Üzerinden durulması gereken en önemli noktalardan biri de, görüşmelerin sürdüğü dönemde tarafların kullandığı dil, söylem hiçbir biçimde barış veya çözüm çalışmalarını kolaylaştırıcı bir dil ve söylem değildi. Güvensizliği derinleştiren, milliyetçiliği körükleyen, nefret söylemiyle barış ve çözüm inşa edilemez. A. Öcalan’a müzakere için temsilcisini veya MİT yetkililerini gönderen başbakanın,  MHP lideriyle yarışarak meydanlarda “neden zamanında asmadınız” diye sorması gibi izahı mümkün olmayan yaklaşımlar süreci sakatlamaktadır.  Taraflar kamuoyunu yanıltan ve kendi seçmenin geri duygularını okşayan açıklamalardan ve birlikte masada oturduklarını haksız ve mesnetsiz karalamadan vaz geçmelidir.

 

Bir önceki dönemden çıkarılması gereken bir başka derste, “ben yaparım olur” anlayışıyla sorunun çözümünde ilerleme kaydetmenin mümkün olmadığını görülmesidir. AKP, yalnız başına Oslo veya İmralı ile müzakere yürüterek bir sonuç elde edemez.  Sonuç elde edilse bile   kalıcı sonuç olamaz.

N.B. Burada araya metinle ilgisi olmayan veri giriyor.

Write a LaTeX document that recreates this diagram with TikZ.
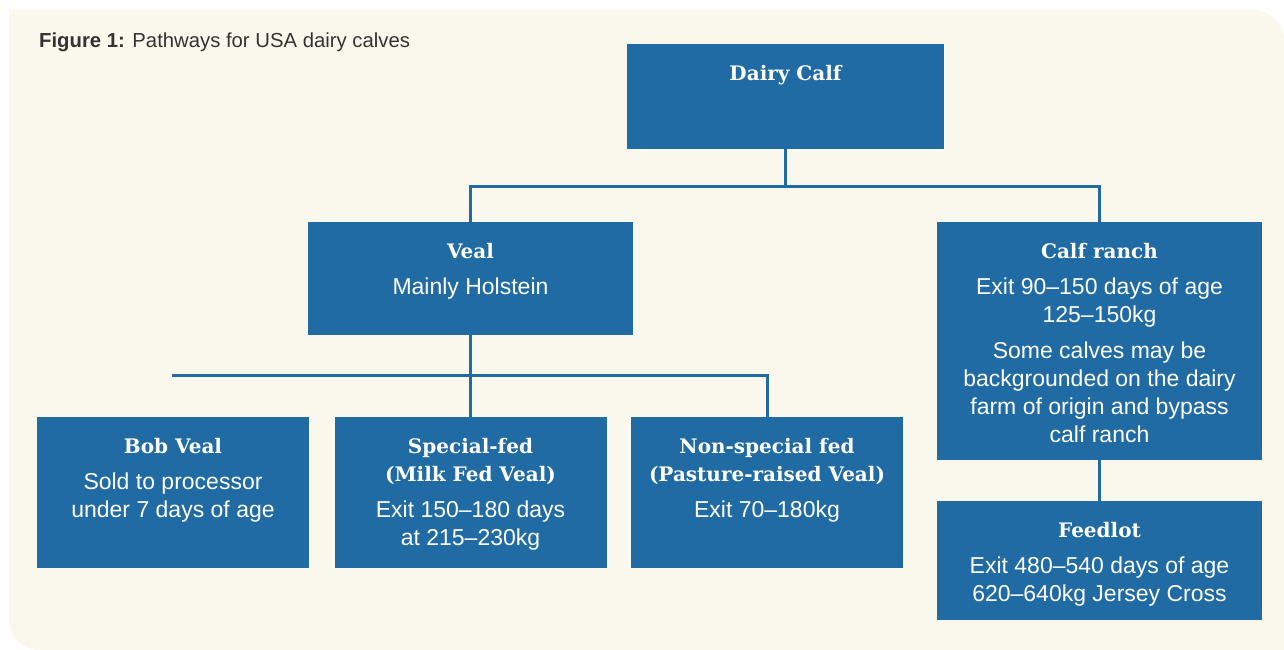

Bir önceki dönemde AKP,  sürece dahili ve desteği mümkün olan   aktörleri bırakalım sürece dahil etmeyi,  gerekli   bilgilendirme dahi yapmadı.  Bugün CHP ve BDP’den sürecin birlikte yürütülmesi, çağrıları mutlaka değerlendirmeli ama bununla da yetinilmemeli parlamento dışı siyasal güçler, sivil toplum örgütleri, sendika ve meslek örgütleri, çözüme katkı sunacak her kişi ve kurum Meclis’te oluşacak iradeyle birlikte süreci ilerletmesine şans tanınmalıdır. Unutulmamalıdır ki, her toplumsal sorun gibi Kürt sorununu da bir muhatabı var. Hem de bu muhatap bölgesel ve yerel düzeyde oldukça güçlü. Bunun katmanlarını bir kenara bırakacak müzakere süreciyle bir arpa boyu dün yol alınamadı,  bugün hiç alınamaz.

 

Bütün bu süreçlerde bazen savaşın yarattığı yorgunluktan ama çoğu kez de yanlış yaklaşım sonucu medya çok çabuk iktidarın yaklaşımının esiri oluyor. Bu tarz yaklaşımlarla toplumda oluşan yanlış algının ne türden sonuçlar ürettiğini medya mensupları hesaba katmalılar.  Yoksa bindikleri dolmuşun AKP kongresine kadar olduğunu göremezler.